** begin GIVEN ENTRIES **

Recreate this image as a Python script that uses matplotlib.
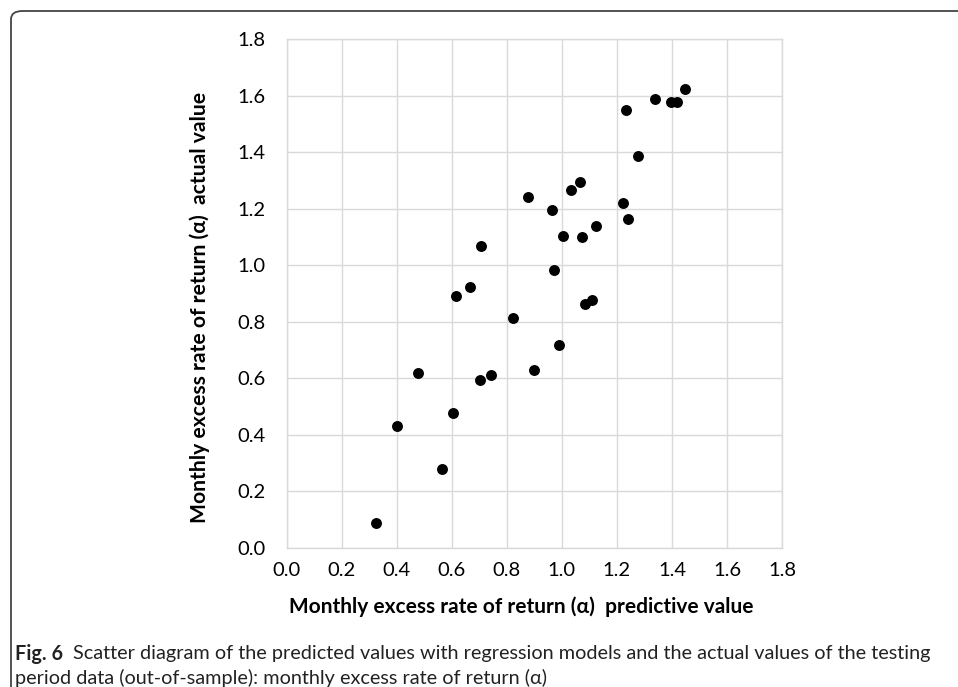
import matplotlib
matplotlib.use("Agg")
import matplotlib.pyplot as plt
from matplotlib.patches import FancyBboxPatch

plt.rcParams['font.family'] = ['Lato', 'DejaVu Sans']

# predicted (x) vs actual (y) monthly excess return
predicted = [1.447, 1.337, 1.395, 1.417, 1.232, 1.275, 1.065, 1.034, 0.878, 1.221,
             0.964, 1.240, 1.125, 1.004, 1.074, 0.706, 0.973, 0.666, 0.616, 1.084,
             1.111, 0.824, 0.990, 0.476, 0.742, 0.702, 0.899, 0.606, 0.400, 0.566,
             0.324]
actual = [1.622, 1.588, 1.578, 1.578, 1.549, 1.387, 1.294, 1.265, 1.241, 1.221,
          1.196, 1.162, 1.137, 1.103, 1.098, 1.069, 0.982, 0.921, 0.892, 0.862,
          0.877, 0.814, 0.716, 0.618, 0.612, 0.593, 0.628, 0.476, 0.432, 0.280,
          0.088]
ticks = [0.0, 0.2, 0.4, 0.6, 0.8, 1.0, 1.2, 1.4, 1.6, 1.8]

xlabel = "Monthly excess rate of return (\u03b1)  predictive value"
ylabel = "Monthly excess rate of return (\u03b1)  actual value"
cap_bold = "Fig. 6"
cap_line1 = "Scatter diagram of the predicted values with regression models and the actual values of the testing"
cap_line2 = "period data (out-of-sample): monthly excess rate of return (\u03b1)"

W, H = 958, 687
fig = plt.figure(figsize=(W / 100, H / 100), dpi=100)

# frame around the figure panel (open to the right and bottom)
frame = FancyBboxPatch((11 / W, -0.2), 1.2, 1.2 - 11 / H,
                       boxstyle="round,pad=0,rounding_size=0.012",
                       transform=fig.transFigure, fill=False,
                       edgecolor='#444444', linewidth=1.3, clip_on=False)
fig.patches.append(frame)

ax = fig.add_axes([286.7 / W, 1 - 547.7 / H, 495.3 / W, 508.7 / H])
ax.scatter(predicted, actual, s=62, color='black', zorder=3, linewidths=0)
ax.set_xlim(0, 1.8)
ax.set_ylim(0, 1.8)
ax.set_xticks(ticks)
ax.set_yticks(ticks)
ax.set_xticklabels([f"{t:.1f}" for t in ticks])
ax.set_yticklabels([f"{t:.1f}" for t in ticks])
ax.grid(True, color='#d9d9d9', linewidth=1.0)
ax.set_axisbelow(True)
for s in ax.spines.values():
    s.set_color('#d9d9d9')
    s.set_linewidth(1.0)
ax.tick_params(length=0, labelsize=14.5, colors='black')
ax.tick_params(axis='y', pad=15)
ax.tick_params(axis='x', pad=10)

fig.text(521 / W, 1 - 607 / H, xlabel, ha='center', va='center',
         fontsize=15, fontweight='bold')
fig.text(200 / W, 1 - 307 / H, ylabel, ha='center', va='center',
         rotation=90, fontsize=15.2, fontweight='bold')

# caption with bold figure number
t1 = fig.text(15 / W, 1 - 654 / H, cap_bold, ha='left', va='center',
              fontsize=14.3, fontweight='bold', color='#222222')
fig.canvas.draw()
bb = t1.get_window_extent()
fig.text((bb.x1 + 10) / W, 1 - 654 / H, cap_line1, ha='left', va='center',
         fontsize=14.3, color='#222222')
fig.text(15 / W, 1 - 678 / H, cap_line2, ha='left', va='center',
         fontsize=14.3, color='#222222')

fig.savefig("out.png", dpi=100)
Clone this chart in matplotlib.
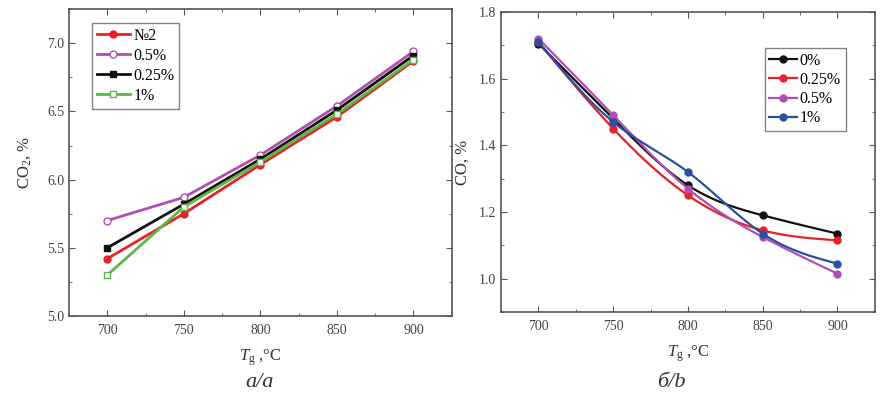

** end GIVEN ENTRIES **

◆ STATED GOAL
Could the lines from the top of the material through the line with "1.4, 1.6, 1.8]" be repeated exactly, pictures left out?

◆ OUTPUT FOR THIS EXERCISE
Recreate this image as a Python script that uses matplotlib.
import matplotlib
matplotlib.use("Agg")
import matplotlib.pyplot as plt
from matplotlib.patches import FancyBboxPatch

plt.rcParams['font.family'] = ['Lato', 'DejaVu Sans']

# predicted (x) vs actual (y) monthly excess return
predicted = [1.447, 1.337, 1.395, 1.417, 1.232, 1.275, 1.065, 1.034, 0.878, 1.221,
             0.964, 1.240, 1.125, 1.004, 1.074, 0.706, 0.973, 0.666, 0.616, 1.084,
             1.111, 0.824, 0.990, 0.476, 0.742, 0.702, 0.899, 0.606, 0.400, 0.566,
             0.324]
actual = [1.622, 1.588, 1.578, 1.578, 1.549, 1.387, 1.294, 1.265, 1.241, 1.221,
          1.196, 1.162, 1.137, 1.103, 1.098, 1.069, 0.982, 0.921, 0.892, 0.862,
          0.877, 0.814, 0.716, 0.618, 0.612, 0.593, 0.628, 0.476, 0.432, 0.280,
          0.088]
ticks = [0.0, 0.2, 0.4, 0.6, 0.8, 1.0, 1.2, 1.4, 1.6, 1.8]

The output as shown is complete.